Mobile home eviction rules in Alabama
Alabama has no dedicated mobile home park eviction law. Where the Alabama Uniform Residential Landlord and Tenant Act governs, a landlord must give at least 7 business days' written notice with a chance to cure for a lease breach, 7 days for nonpayment, and 30 days to end a month-to-month tenancy — and an eviction must go through court. Lot-only tenancies for a resident-owned home may fall outside the Act.
Published June 3, 2026
Alabama has no dedicated mobile home park eviction law. Where the Alabama Uniform Residential Landlord and Tenant Act (Ala. Code Title 35, Chapter 9A) governs the tenancy, it sets the notice and court process; where it does not reach a lot-only tenancy, the written lease and general law control. The information below describes how the law generally works; anyone facing a specific notice should consider consulting a licensed attorney in Alabama.
What the statute says
Under Ala. Code §35-9A-421(a), "if there is a material noncompliance by the tenant with the rental agreement ... or a noncompliance with Section 35-9A-301 materially affecting health and safety, the landlord may deliver a written notice to terminate the lease ... specifying the acts and omissions constituting the breach and that the rental agreement will terminate upon a date not less than seven business days after receipt of the notice," and the tenancy continues if the breach is remedied within those seven business days. A month-to-month tenancy can be ended by either party "by a written notice given to the other at least 30 days before the periodic rental date" (§35-9A-441(b)), and a willful holdover exposes the tenant to "not more than three month's periodic rent or the actual damages ... whichever is greater, and reasonable attorney's fees" (§35-9A-441(c)). "Eviction" is "a civil action filed as a remedy" (§35-9A-141(5)) — the process runs through the courts.
How it works in general
Where the Alabama Uniform Residential Landlord and Tenant Act governs, a park can't simply order a resident out: it has to give a written notice that states the breach and allows at least seven business days to cure (for a lease violation or nonpayment), or 30 days' notice to end a month-to-month tenancy, and then it has to go to court to evict. Self-help — locking out a resident or hauling off the home — isn't allowed. The catch in Alabama is coverage: the Act's protections are built around renting a "dwelling unit," so a resident who owns the home and rents only the lot may fall outside them, leaving the lease and general law to govern. A resident facing a notice should check both the notice and whether the Act applies.
Common scenarios
General examples Alabama park residents commonly encounter:
- A resident gets a notice over a lease violation. The notice must allow at least seven business days to cure (§35-9A-421(a)).
- A month-to-month tenancy is ended. It requires 30 days' written notice (§35-9A-441(b)).
- A park threatens a lockout. Eviction must go through court; self-help isn't allowed (§35-9A-141(5)).

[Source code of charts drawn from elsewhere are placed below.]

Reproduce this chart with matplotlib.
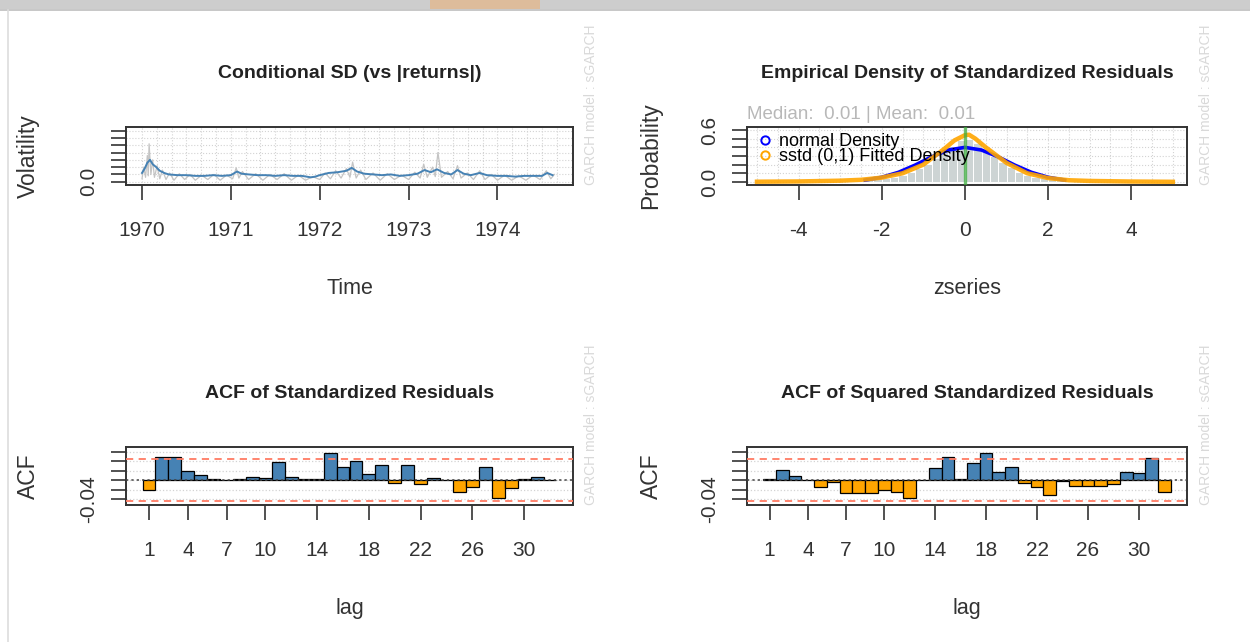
import matplotlib
matplotlib.use("Agg")
import matplotlib.pyplot as plt
import numpy as np
from matplotlib.lines import Line2D
from matplotlib.patches import Rectangle

plt.rcParams["font.family"] = ["Liberation Sans", "DejaVu Sans"]

W, H = 1250, 642

# --- conditional SD panel ---
sigma_time = [1970.00, 1970.03, 1970.06, 1970.09, 1970.12, 1970.16, 1970.20, 1970.25, 1970.30,
              1970.40, 1970.50, 1970.60, 1970.70, 1970.80, 1970.90, 1971.00, 1971.07, 1971.12,
              1971.20, 1971.30, 1971.40, 1971.50, 1971.60, 1971.70, 1971.80, 1971.90, 1971.95,
              1972.00, 1972.10, 1972.20, 1972.30, 1972.36, 1972.42, 1972.50, 1972.60, 1972.70,
              1972.80, 1972.90, 1973.00, 1973.10, 1973.18, 1973.25, 1973.32, 1973.40, 1973.48,
              1973.55, 1973.62, 1973.70, 1973.80, 1973.88, 1974.00, 1974.10, 1974.20, 1974.30,
              1974.40, 1974.50, 1974.56, 1974.62]
sigma_value = [0.012, 0.018, 0.026, 0.030, 0.024, 0.020, 0.015, 0.012, 0.010,
               0.009, 0.009, 0.008, 0.008, 0.009, 0.008, 0.009, 0.014, 0.011,
               0.010, 0.009, 0.009, 0.008, 0.009, 0.008, 0.008, 0.006, 0.007,
               0.009, 0.012, 0.013, 0.015, 0.019, 0.014, 0.011, 0.010, 0.009,
               0.010, 0.008, 0.009, 0.011, 0.016, 0.013, 0.017, 0.012, 0.010,
               0.016, 0.011, 0.009, 0.012, 0.009, 0.008, 0.008, 0.007, 0.008,
               0.008, 0.008, 0.012, 0.009]
absret_time = [1970.00, 1970.02, 1970.04, 1970.06, 1970.07, 1970.08, 1970.10, 1970.12, 1970.14,
               1970.17, 1970.20, 1970.23, 1970.27, 1970.31, 1970.36, 1970.42, 1970.48, 1970.54,
               1970.60, 1970.67, 1970.74, 1970.81, 1970.88, 1970.95, 1971.02, 1971.06, 1971.09,
               1971.13, 1971.20, 1971.28, 1971.36, 1971.44, 1971.52, 1971.60, 1971.68, 1971.76,
               1971.84, 1971.92, 1972.00, 1972.06, 1972.12, 1972.18, 1972.24, 1972.30, 1972.34,
               1972.37, 1972.41, 1972.46, 1972.52, 1972.60, 1972.68, 1972.76, 1972.84, 1972.92,
               1973.00, 1973.07, 1973.13, 1973.17, 1973.21, 1973.27, 1973.30, 1973.33, 1973.37,
               1973.44, 1973.50, 1973.55, 1973.59, 1973.66, 1973.73, 1973.80, 1973.86, 1973.93,
               1974.00, 1974.08, 1974.16, 1974.24, 1974.32, 1974.40, 1974.48, 1974.55, 1974.60,
               1974.64]
absret_value = [0.004, 0.020, 0.006, 0.036, 0.008, 0.052, 0.010, 0.030, 0.006,
                0.022, 0.004, 0.016, 0.003, 0.012, 0.002, 0.011, 0.003, 0.010,
                0.002, 0.009, 0.003, 0.010, 0.002, 0.009, 0.004, 0.019, 0.005,
                0.014, 0.003, 0.011, 0.002, 0.010, 0.003, 0.011, 0.002, 0.009,
                0.002, 0.007, 0.003, 0.012, 0.004, 0.015, 0.005, 0.018, 0.006,
                0.027, 0.005, 0.016, 0.003, 0.012, 0.002, 0.011, 0.003, 0.009,
                0.003, 0.013, 0.005, 0.024, 0.006, 0.020, 0.007, 0.040, 0.006,
                0.014, 0.004, 0.022, 0.005, 0.012, 0.003, 0.015, 0.003, 0.010,
                0.002, 0.009, 0.002, 0.008, 0.002, 0.009, 0.003, 0.015, 0.004,
                0.010]
year_ticks = [1970, 1971, 1972, 1973, 1974]

# --- density panel ---
hist_left = [-2.8, -2.6, -2.4, -2.2, -2.0, -1.8, -1.6, -1.4, -1.2, -1.0, -0.8, -0.6, -0.4, -0.2,
             0.0, 0.2, 0.4, 0.6, 0.8, 1.0, 1.2, 1.4, 1.6, 1.8, 2.0, 2.2, 2.4]
hist_density = [0.010, 0.015, 0.020, 0.030, 0.045, 0.060, 0.080, 0.110, 0.160, 0.210, 0.280, 0.350,
                0.420, 0.480, 0.500, 0.450, 0.380, 0.300, 0.230, 0.170, 0.120, 0.085, 0.060, 0.040,
                0.030, 0.020, 0.012]
normal_x = [-2.4, -2.0, -1.6, -1.2, -0.8, -0.4, 0.0, 0.4, 0.8, 1.2, 1.6, 2.0, 2.4]
normal_y = [0.022, 0.054, 0.111, 0.194, 0.290, 0.368, 0.399, 0.368, 0.290, 0.194, 0.111, 0.054, 0.022]
sstd_x = [-5.0, -4.0, -3.0, -2.5, -2.0, -1.5, -1.0, -0.5, -0.25, 0.0, 0.1, 0.25, 0.5, 1.0, 1.5, 2.0,
          2.5, 3.0, 4.0, 5.0]
sstd_y = [0.003, 0.006, 0.015, 0.025, 0.050, 0.100, 0.200, 0.380, 0.480, 0.540, 0.545, 0.500, 0.400,
          0.220, 0.100, 0.045, 0.020, 0.012, 0.005, 0.002]
median_z = 0.01
mean_z = 0.01

# --- ACF panels ---
lags = list(range(1, 33))
acf_resid = [-0.021, 0.048, 0.048, 0.020, 0.010, 0.002, 0.001, 0.002, 0.006, 0.004, 0.037, 0.006,
             0.002, 0.003, 0.057, 0.028, 0.040, 0.012, 0.031, -0.007, 0.031, -0.009, 0.005, 0.001,
             -0.026, -0.015, 0.028, -0.038, -0.017, 0.002, 0.006, 0.001]
acf_sq_resid = [0.003, 0.022, 0.008, 0.001, -0.014, -0.004, -0.027, -0.027, -0.027, -0.021, -0.025,
                -0.037, 0.001, 0.025, 0.049, 0.003, 0.036, 0.057, 0.017, 0.028, -0.007, -0.014,
                -0.032, -0.002, -0.012, -0.012, -0.013, -0.008, 0.016, 0.014, 0.046, -0.025]
acf_bound = 0.045
lag_labels = [1, 4, 7, 10, 14, 18, 22, 26, 30]

INK = "#333333"
GRIDC = "#d3d3d3"


def panel(fig, x0, y0, x1, y1):
    ax = fig.add_axes([x0 / W, 1 - y1 / H, (x1 - x0) / W, (y1 - y0) / H])
    for s in ax.spines.values():
        s.set_linewidth(1.4)
        s.set_color(INK)
    ax.tick_params(axis="x", direction="out", length=10.5, width=1.2, pad=15.5, labelsize=15, colors=INK)
    ax.tick_params(axis="y", direction="out", length=11, width=1.2, pad=9, labelsize=15, colors=INK)
    return ax


def yticks(ax, ticks, labels):
    ax.set_yticks(ticks)
    ax.set_yticklabels(labels, rotation=90, va="center")


def decorate(ax, title, xlabel, ylabel, wm_x):
    ax.text(0.5, 1.92, title, transform=ax.transAxes, ha="center", va="center",
            fontsize=14, fontweight="bold", color="#222222")
    ax.set_xlabel(xlabel, fontsize=15.5, color=INK)
    ax.xaxis.set_label_coords(0.5, -1.78)
    ax.xaxis.label.set_va("center")
    ax.set_ylabel(ylabel, fontsize=16.5, color=INK)
    ax.yaxis.set_label_coords(-0.218, 0.5)
    ax.yaxis.label.set_va("center")
    ax.text(wm_x, 0.0, "GARCH model : sGARCH", transform=ax.transAxes, rotation=90,
            ha="center", va="bottom", fontsize=10, color="#d9d9d9")


def acf_panel(ax, values):
    pos = [k - 0.5 for k in lags]
    colors = ["steelblue" if v > 0 else "orange" for v in values]
    for gy in [-0.04, -0.02, 0.0, 0.02, 0.04, 0.06]:
        ax.axhline(gy, color=GRIDC, ls=":", lw=0.9, zorder=0)
    ax.bar(pos, values, width=1.0, color=colors, edgecolor="black", linewidth=0.9, zorder=2)
    ax.axhline(acf_bound, color="#ff7b63", ls=(0, (4, 3)), lw=1.3, zorder=3)
    ax.axhline(-acf_bound, color="#ff7b63", ls=(0, (4, 3)), lw=1.3, zorder=3)
    ax.axhline(0, color="#444444", ls=(0, (1.5, 2)), lw=1.1, zorder=3)
    ax.set_xlim(-1.28, 33.28)
    ax.set_ylim(-0.0526, 0.0695)
    ax.set_xticks([pos[k - 1] for k in lag_labels])
    ax.set_xticklabels([str(k) for k in lag_labels])
    yticks(ax, [-0.04, -0.02, 0.0, 0.02, 0.04, 0.06], ["-0.04", "", "", "", "", ""])


def main():
    fig = plt.figure(figsize=(W / 100, H / 100), dpi=100)
    fig.patch.set_facecolor("white")

    # screenshot frame
    fig.add_artist(Rectangle((0, 1 - 9 / H), 1, 9 / H, transform=fig.transFigure,
                             facecolor="#cdcdcd", edgecolor="none"))
    fig.add_artist(Rectangle((430 / W, 1 - 9 / H), 110 / W, 9 / H, transform=fig.transFigure,
                             facecolor="#e8b27a", edgecolor="none", alpha=0.6))
    fig.add_artist(Line2D([0, 1], [1 - 10 / H, 1 - 10 / H], transform=fig.transFigure,
                          color="#bdbdbd", lw=1.2))
    fig.add_artist(Line2D([8 / W, 8 / W], [0, 1 - 10 / H], transform=fig.transFigure,
                          color="#dddddd", lw=1.2))

    # conditional SD
    ax1 = panel(fig, 126, 127, 573, 185)
    for gx in np.arange(1970, 1974.9, 1 / 6):
        ax1.axvline(gx, color=GRIDC, ls=":", lw=0.8, zorder=0)
    for gy in np.arange(0, 0.075, 0.01):
        ax1.axhline(gy, color=GRIDC, ls=":", lw=0.8, zorder=0)
    ax1.plot(absret_time, absret_value, color="#c4c4c4", lw=0.9, zorder=1)
    ax1.plot(sigma_time, sigma_value, color="steelblue", lw=1.4, zorder=2)
    ax1.set_xlim(1969.82, 1974.85)
    ax1.set_ylim(-0.0045, 0.075)
    ax1.set_xticks(year_ticks)
    ax1.set_xticklabels([str(y) for y in year_ticks])
    yticks(ax1, [0, 0.01, 0.02, 0.03, 0.04, 0.05, 0.06, 0.07], ["0.0"] + [""] * 7)
    decorate(ax1, "Conditional SD (vs |returns|)", "Time", "Volatility", 1.04)

    # density
    ax2 = panel(fig, 747, 127, 1187, 185)
    for gx in np.arange(-5, 5.1, 0.5):
        ax2.axvline(gx, color=GRIDC, ls=":", lw=0.8, zorder=0)
    for gy in np.arange(0, 0.65, 0.1):
        ax2.axhline(gy, color=GRIDC, ls=":", lw=0.8, zorder=0)
    ax2.bar(hist_left, hist_density, width=0.2, align="edge", color="#cdd4d4",
            edgecolor="white", linewidth=0.7, zorder=1)
    ax2.plot(normal_x, normal_y, color="blue", lw=2.6, zorder=3)
    ax2.plot(sstd_x, sstd_y, color="orange", lw=3.2, alpha=0.9, zorder=4)
    ax2.axvline(median_z, color="#3fae3f", lw=2.4, alpha=0.75, zorder=5)
    ax2.set_xlim(-5.24, 5.34)
    ax2.set_ylim(-0.035, 0.634)
    ax2.set_xticks([-4, -2, 0, 2, 4])
    ax2.set_xticklabels(["-4", "-2", "0", "2", "4"])
    yticks(ax2, [0, 0.1, 0.2, 0.3, 0.4, 0.5, 0.6], ["0.0", "", "", "", "", "", "0.6"])
    handles = [
        Line2D([], [], ls="none", marker="o", mfc="none", mec="blue", mew=1.4, ms=6),
        Line2D([], [], ls="none", marker="o", mfc="none", mec="orange", mew=1.4, ms=6),
    ]
    ax2.legend(handles, ["normal Density", "sstd (0,1) Fitted Density"], loc="upper left",
               bbox_to_anchor=(0.007, 1.02), frameon=False, fontsize=13, handlelength=0.8,
               handletextpad=0.4, labelspacing=-0.12, borderaxespad=0, borderpad=0.4)
    ax2.text(0.0, 1.21, f"Median:  {median_z:.2f} | Mean:  {mean_z:.2f}", transform=ax2.transAxes,
             ha="left", va="center", fontsize=13.5, color="#b8b8b8")
    decorate(ax2, "Empirical Density of Standardized Residuals", "zseries", "Probability", 1.043)

    # ACF panels
    ax3 = panel(fig, 126, 447, 573, 505)
    acf_panel(ax3, acf_resid)
    decorate(ax3, "ACF of Standardized Residuals", "lag", "ACF", 1.04)

    ax4 = panel(fig, 747, 447, 1187, 505)
    acf_panel(ax4, acf_sq_resid)
    decorate(ax4, "ACF of Squared Standardized Residuals", "lag", "ACF", 1.043)

    fig.savefig("out.png", dpi=100)
    plt.close(fig)


if __name__ == "__main__":
    main()
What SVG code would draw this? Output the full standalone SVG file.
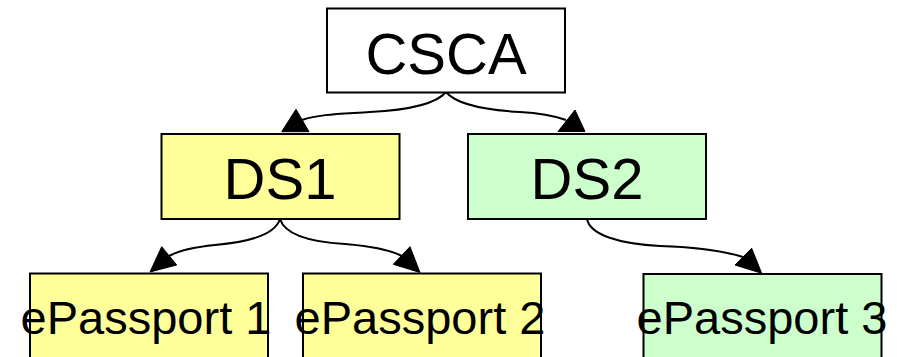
<svg xmlns="http://www.w3.org/2000/svg" width="897" height="357" viewBox="0 0 897 357">
<style>
.box{stroke:#000;stroke-width:2}
.lbl{font-family:"Liberation Sans",Arial,sans-serif;fill:#000;text-anchor:middle}
.big{font-size:58px}
.small{font-size:47px}
.edge{fill:none;stroke:#000;stroke-width:2}
.head{fill:#000;stroke:#000;stroke-width:1}
</style>
<rect width="897" height="357" fill="#fff"/>
<g id="connectors">
<path class="edge" d="M446,92 C436,104 410,110 370,112 C340,114 320,114 302,120"/>
<polygon class="head" points="281.7,131.7 296,109.3 309,131.7"/>
<path class="edge" d="M446,92 C456,104 485,110 520,112 C540,113 552,115 566,120"/>
<polygon class="head" points="585,131.5 575,110 558,131.5"/>
<path class="edge" d="M280,219 C275,235 250,242 215,245 C195,247 180,250 169,256"/>
<polygon class="head" points="150,272 161.7,246.7 176.7,265"/>
<path class="edge" d="M280,219 C285,235 310,242 345,244 C370,246 388,249 402,256"/>
<polygon class="head" points="420,272.5 410,246.7 393.3,264.3"/>
<path class="edge" d="M587,219 C590,235 620,244 660,246 C695,247 720,250 743,257"/>
<polygon class="head" points="761.7,273.3 751.7,248.3 735,265"/>
</g>
<g id="CSCA">
<rect class="box" x="327" y="8.5" width="238" height="84" fill="#ffffff"/>
<text class="lbl big" x="446" y="74">CSCA</text>
</g>
<g id="DS1">
<rect class="box" x="161.5" y="134" width="238" height="85" fill="#ffff99"/>
<text class="lbl big" x="280" y="199">DS1</text>
</g>
<g id="DS2">
<rect class="box" x="468" y="134" width="238" height="85" fill="#ccffcc"/>
<text class="lbl big" x="587" y="199">DS2</text>
</g>
<g id="ePassport1">
<rect class="box" x="30" y="273.5" width="238" height="90" fill="#ffff99"/>
<text class="lbl small" x="146" y="334">ePassport 1</text>
</g>
<g id="ePassport2">
<rect class="box" x="303" y="273.5" width="238" height="90" fill="#ffff99"/>
<text class="lbl small" x="420" y="334">ePassport 2</text>
</g>
<g id="ePassport3">
<rect class="box" x="643.5" y="274" width="238" height="90" fill="#ccffcc"/>
<text class="lbl small" x="762" y="334">ePassport 3</text>
</g>
</svg>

Other authorities that may apply
The Alabama Uniform Residential Landlord and Tenant Act (Ala. Code ch. 9A of title 35) sets the notice and court process for covered tenancies; the eviction action runs through Alabama's unlawful-detainer procedure. Where the Act does not reach a lot-only tenancy, general lease and contract law apply. Federal protections such as the Servicemembers Civil Relief Act and the Fair Housing Act can also apply.
Frequently asked questions
- How much notice does Alabama require before eviction?
- Where the Alabama Uniform Residential Landlord and Tenant Act governs, Ala. Code §35-9A-421(a) lets a landlord deliver a written notice to terminate for a material lease breach or nonpayment 'upon a date not less than seven business days after receipt of the notice,' and 'if the breach is not remedied within the seven business days,' the agreement terminates. A month-to-month tenancy is ended on 30 days' written notice (§35-9A-441(b)). This is general information, not advice about a specific case — consider consulting a licensed attorney in Alabama.
- Can an Alabama park evict me without going to court?
- No. Where the Act applies, eviction is a court action — 'eviction' is defined as 'a civil action filed as a remedy' (Ala. Code §35-9A-141(5)), and the Act bars landlord self-help. A park can't lawfully lock you out or remove your home without a court order.
- Does Alabama protect a resident who owns the home and rents only the lot?
- Less clearly. The Alabama Uniform Residential Landlord and Tenant Act is built around the rental of a 'dwelling unit,' which includes a manufactured home rented as a home but not plainly a bare lot rented for a resident's own home. A lot-only tenancy may therefore be governed by the written lease and general law rather than the Act's eviction protections — a gap this guide flags honestly.